The Bulletin asked the age-old question by naming off colloquialisms associated with other states.

“True, there are Buckeyes in Ohio, the Suckers of Illinois and the Tarheels of North Carolina — but none of these has had the popular usage accorded to Hoosier,” the Bulletin reads.

Gearing up

With all of the rumors, it’s no wonder IU has a checkered past when it comes to finding the figurehead for “Hoosiers.”

Many ideas of what the face of IU athletics is have been thrown around throughout the years.

The height of the mascot craze came in the late 1990s and early 2000s.

“At one time they tried a buffalo,” Graf said. “What connection it had with Hoosier, I’m not sure.”

From 1997 to 2003, numerous mascots were thrown out as suggestions for IU. A jellyfish named Big Red and dogs were all possibilities derived from IU fans.

The grapple with finding a mascot was so unsuccessful that current students have taken it upon themselves to represent their “Hoosier” name.This has been most successfully done by the “IU Gorilla.”

He has been seen on an ESPN telecast at the IU-Duke contest, in the stands at IU basketball coach Tom Crean’s speeches or sporting a Hoosier jersey while riding his moped through the streets of Bloomington.

What all of the theories, mascots and gorilla suits couldn’t do, a former IU athlete did when she put IU’s name in perspective.

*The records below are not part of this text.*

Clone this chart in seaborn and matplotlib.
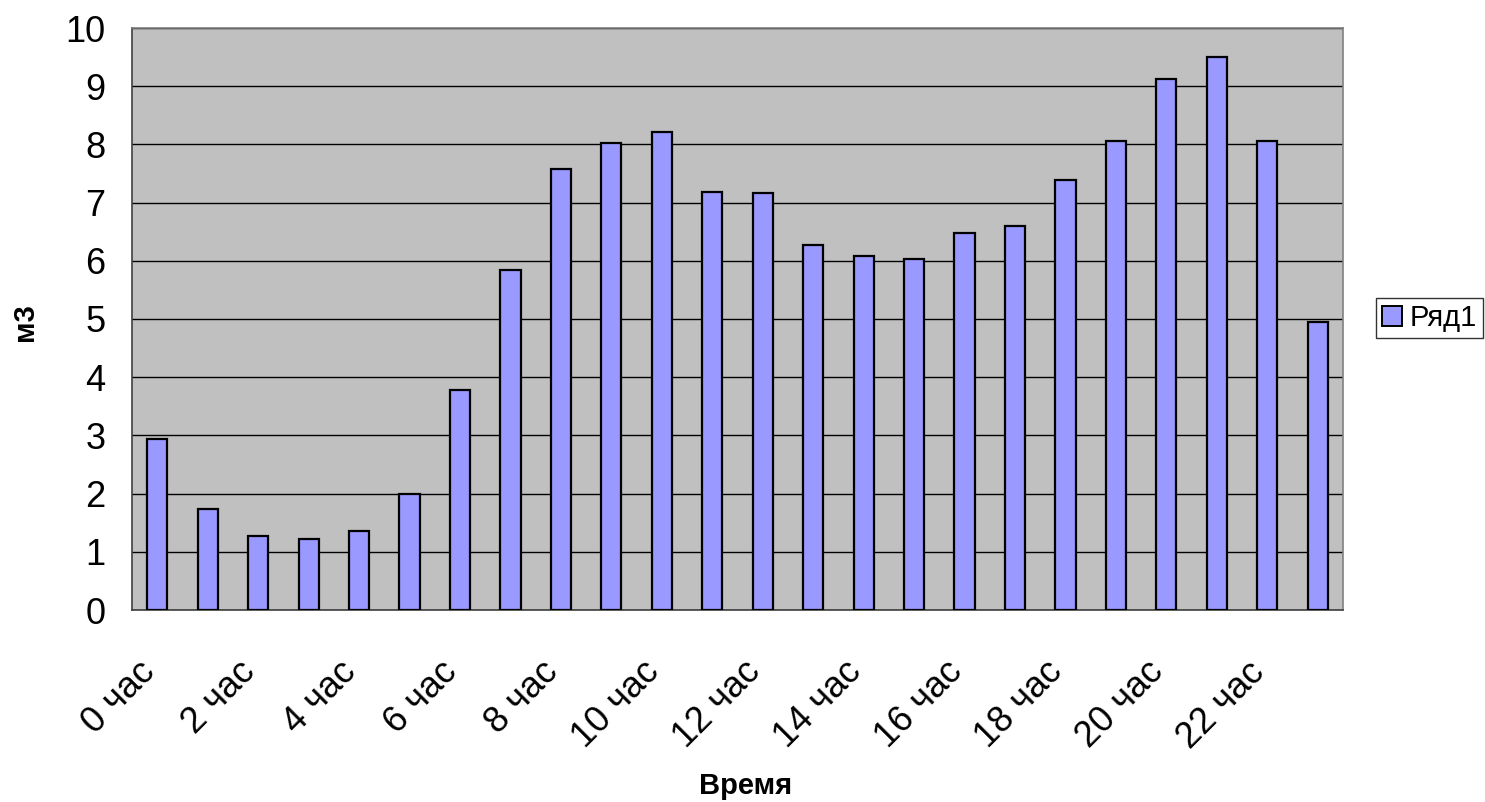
import matplotlib
matplotlib.use("Agg")
import matplotlib.pyplot as plt
import matplotlib.transforms as mtransforms
import seaborn as sns
import pandas as pd
import numpy as np
from matplotlib.patches import Patch

hours = [f"{h} час" for h in range(24)]
values = [2.93, 1.74, 1.27, 1.22, 1.35, 1.99, 3.78, 5.84,
          7.57, 8.03, 8.22, 7.19, 7.17, 6.27, 6.09, 6.03,
          6.47, 6.59, 7.39, 8.05, 9.13, 9.51, 8.05, 4.95]
series_name = "Ряд1"
x_title = "Время"
y_title = "м3"

sns.set_style("white")
plt.rcParams['font.family'] = ['Liberation Sans', 'DejaVu Sans']
plt.rcParams.update({"text.color": "black", "axes.labelcolor": "black",
                     "xtick.color": "black", "ytick.color": "black"})

df = pd.DataFrame({"hour": hours, "value": values})

fig = plt.figure(figsize=(14.85, 8.02), dpi=100)
ax = fig.add_axes([132/1485, 1-610/802, (1343-132)/1485, (610-28)/802])
ax.set_facecolor("#C0C0C0")

sns.barplot(data=df, x="hour", y="value", ax=ax, color="#9999FF",
            saturation=1, width=0.4, edgecolor="black", linewidth=1.6, zorder=3)

ax.set_ylim(0, 10)
ax.set_xlim(-0.5, 23.5)
ax.set_yticks(range(0, 11))
ax.yaxis.grid(True, color="black", linewidth=1.0, zorder=0)
ax.set_axisbelow(True)

# x ticks: labels at even categories, tick marks at category boundaries
ax.set_xticks(range(0, 24, 2))
ax.set_xticklabels([hours[i] for i in range(0, 24, 2)], rotation=45,
                   ha="right", va="center", rotation_mode="anchor")
ax.set_xticks(np.arange(-0.5, 24, 1), minor=True)
ax.tick_params(axis="x", which="major", length=0, pad=41, labelsize=26)
ax.tick_params(axis="x", which="minor", length=8, width=1, color="black", direction="out")
ax.tick_params(axis="y", which="major", length=8, width=1, color="black",
               direction="out", labelsize=26, pad=11)
offset = mtransforms.ScaledTranslation(-8/100, 0, fig.dpi_scale_trans)
for lbl in ax.get_xticklabels():
    lbl.set_transform(lbl.get_transform() + offset)

for s in ["top", "right"]:
    ax.spines[s].set_color("#808080")
    ax.spines[s].set_linewidth(1.2)
for s in ["left", "bottom"]:
    ax.spines[s].set_color("#404040")
    ax.spines[s].set_linewidth(1.2)

ax.set_xlabel("")
ax.set_ylabel("")
fig.text(746/1485, 1-786/802, x_title, ha="center", va="center",
         fontsize=21, fontweight="bold")
fig.text(25/1485, 1-322/802, y_title, ha="center", va="center",
         fontsize=21, fontweight="bold", rotation=90)

handle = Patch(facecolor="#9999FF", edgecolor="black", linewidth=1.4)
leg = fig.legend([handle], [series_name], loc="center left",
                 bbox_to_anchor=(1376/1485, 1-318/802), fontsize=21,
                 frameon=True, fancybox=False, handlelength=0.7, handleheight=0.7,
                 handletextpad=0.25, borderpad=0.2, borderaxespad=0)
leg.get_frame().set_edgecolor("black")
leg.get_frame().set_linewidth(1.0)

fig.savefig("out.png", dpi=100)
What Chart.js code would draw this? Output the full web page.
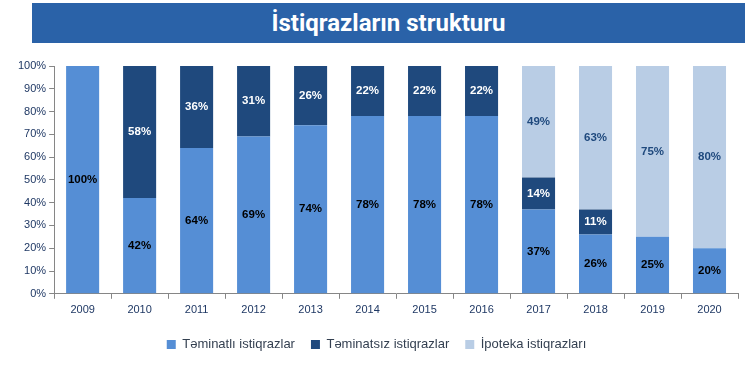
<!DOCTYPE html>
<html>
<head>
<meta charset="utf-8">
<script src="https://cdn.jsdelivr.net/npm/chart.js@4"></script>
<style>
  html, body { margin: 0; padding: 0; background: #fff; }
  #wrap { position: relative; width: 750px; height: 367px; }
  #title {
    position: absolute; left: 32px; top: 3px; width: 713px; height: 40px;
    background: #2A62A8; color: #fff; text-align: center;
    font: bold 24px Roboto, "Liberation Sans", sans-serif; line-height: 40px;
  }
  canvas { position: absolute; left: 0; top: 0; }
</style>
</head>
<body>
<div id="wrap">
  <div id="title">İstiqrazların strukturu</div>
  <canvas id="chart" width="750" height="367"></canvas>
</div>
<script>
// Years and shares (%) of each bond type
const years = ['2009', '2010', '2011', '2012', '2013', '2014', '2015', '2016', '2017', '2018', '2019', '2020'];
const secured = [100, 42, 64, 69, 74, 78, 78, 78, 37, 26, 25, 20];
const unsecured = [0, 58, 36, 31, 26, 22, 22, 22, 14, 11, 0, 0];
const mortgage = [0, 0, 0, 0, 0, 0, 0, 0, 49, 63, 75, 80];
const seriesNames = ['Təminatlı istiqrazlar', 'Təminatsız istiqrazlar', 'İpoteka istiqrazları'];

const labelColors = ['#000000', '#ffffff', '#1F497D'];

// draw value labels in the middle of each bar segment
const barLabels = {
    id: 'barLabels',
    afterDatasetsDraw(chart) {
        const ctx = chart.ctx;
        ctx.save();
        ctx.font = 'bold 11.5px "Liberation Sans", sans-serif';
        ctx.textAlign = 'center';
        ctx.textBaseline = 'middle';
        chart.data.datasets.forEach((ds, i) => {
            const meta = chart.getDatasetMeta(i);
            meta.data.forEach((bar, j) => {
                const v = ds.data[j];
                if (!v) return;
                ctx.fillStyle = labelColors[i];
                ctx.fillText(v + '%', bar.x, (bar.y + bar.base) / 2);
            });
        });
        ctx.restore();
    }
};

const ctx = document.getElementById('chart').getContext('2d');
const chart = new Chart(ctx, {
    type: 'bar',
    data: {
        labels: years,
        datasets: [
            { label: seriesNames[0], data: secured, backgroundColor: '#558ED5' },
            { label: seriesNames[1], data: unsecured, backgroundColor: '#1F497D' },
            { label: seriesNames[2], data: mortgage, backgroundColor: '#B9CDE5' }
        ]
    },
    options: {
        responsive: false,
        animation: false,
        datasets: { bar: { categoryPercentage: 1, barPercentage: 0.58 } },
        layout: { padding: { top: 66, left: 15, right: 12, bottom: 6 } },
        scales: {
            x: {
                stacked: true,
                border: { color: '#868686' },
                grid: { drawOnChartArea: false, color: '#868686', tickLength: 5 },
                ticks: { color: '#1F3864', font: { size: 11, family: '"Liberation Sans", sans-serif' }, padding: 5 }
            },
            y: {
                stacked: true,
                min: 0,
                max: 100,
                border: { color: '#868686' },
                grid: { drawOnChartArea: false, color: '#868686', tickLength: 5 },
                ticks: {
                    stepSize: 10,
                    color: '#1F3864',
                    font: { size: 11, family: '"Liberation Sans", sans-serif' },
                    padding: 3,
                    callback: v => v + '%'
                }
            }
        },
        plugins: {
            legend: {
                position: 'bottom',
                labels: {
                    boxWidth: 9,
                    boxHeight: 9,
                    padding: 16,
                    color: '#333F50',
                    font: { size: 13, family: '"Liberation Sans", sans-serif' }
                }
            },
            tooltip: { enabled: false }
        }
    },
    plugins: [barLabels]
});
</script>
</body>
</html>
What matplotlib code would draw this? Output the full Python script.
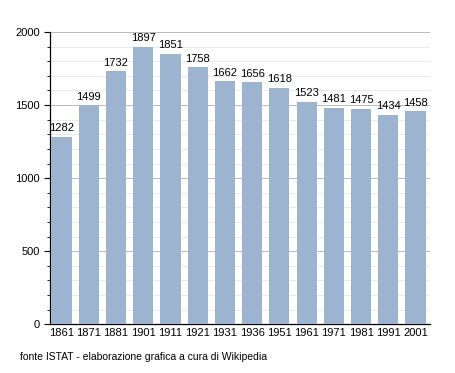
import matplotlib
matplotlib.use("Agg")
import matplotlib.pyplot as plt
from matplotlib.ticker import MultipleLocator

plt.rcParams['font.family'] = ['Liberation Sans', 'DejaVu Sans']

# census years and population
years = ['1861', '1871', '1881', '1901', '1911', '1921', '1931',
         '1936', '1951', '1961', '1971', '1981', '1991', '2001']
population = [1282, 1499, 1732, 1897, 1851, 1758, 1662,
              1656, 1618, 1523, 1481, 1475, 1434, 1458]

fig = plt.figure(figsize=(4.55, 3.73), dpi=100)
ax = fig.add_axes([0.11, 0.131, 0.835, 0.783])

x = list(range(len(years)))
ax.bar(x, population, width=0.74, color='#9cb4cf', zorder=3)

for xi, v in zip(x, population):
    ax.text(xi, v + 25, str(v), ha='center', va='bottom', fontsize=8, zorder=4)

ax.set_xlim(-0.42, 13.53)
ax.set_ylim(0, 2000)
ax.set_xticks(x)
ax.set_xticklabels(years, fontsize=8)
ax.yaxis.set_major_locator(MultipleLocator(500))
ax.yaxis.set_minor_locator(MultipleLocator(100))
ax.tick_params(axis='y', labelsize=8, length=4, width=0.8, which='major')
ax.tick_params(axis='y', length=2.5, width=0.6, which='minor')
ax.tick_params(axis='x', length=0, pad=3)

ax.grid(axis='y', which='major', color='#b8b8b8', linewidth=0.7, zorder=0)
ax.grid(axis='y', which='minor', color='#e6e6e6', linewidth=0.6, zorder=0)

for s in ['top', 'right']:
    ax.spines[s].set_visible(False)
ax.spines['left'].set_linewidth(0.9)
ax.spines['bottom'].set_linewidth(0.9)

fig.text(0.044, 0.035, 'fonte ISTAT - elaborazione grafica a cura di Wikipedia', fontsize=7.5)

fig.savefig('out.png', dpi=100)
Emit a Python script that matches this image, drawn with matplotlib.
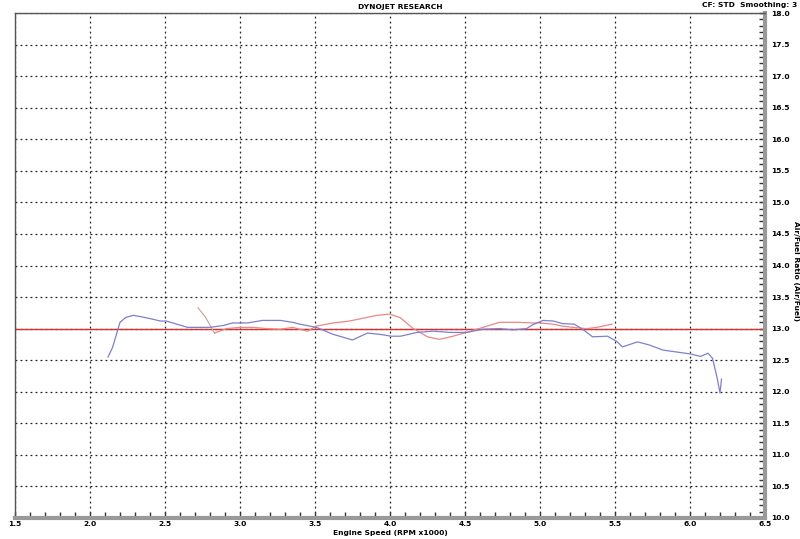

Glass recalled the former athlete’s remarks.

“She said, ‘A Hoosier isn’t a person or thing, it’s a way of life,’” he said. “And she went on and talked about being hardworking and honest, all those things we want to be associated with being a Hoosier.”

Although they were touching, the student athlete’s sentiments didn’t settle the question everyone has been asking for centuries: “What is a Hoosier?”

Holding a tiny piece of paper similar to the one he found before nearly 75 pages of research, Graf joked about the ambiguous expression.

“I thought it was interesting that they were speculating in 1833, and that’s what everybody’s still doing,” he said. “Some things haven’t changed.”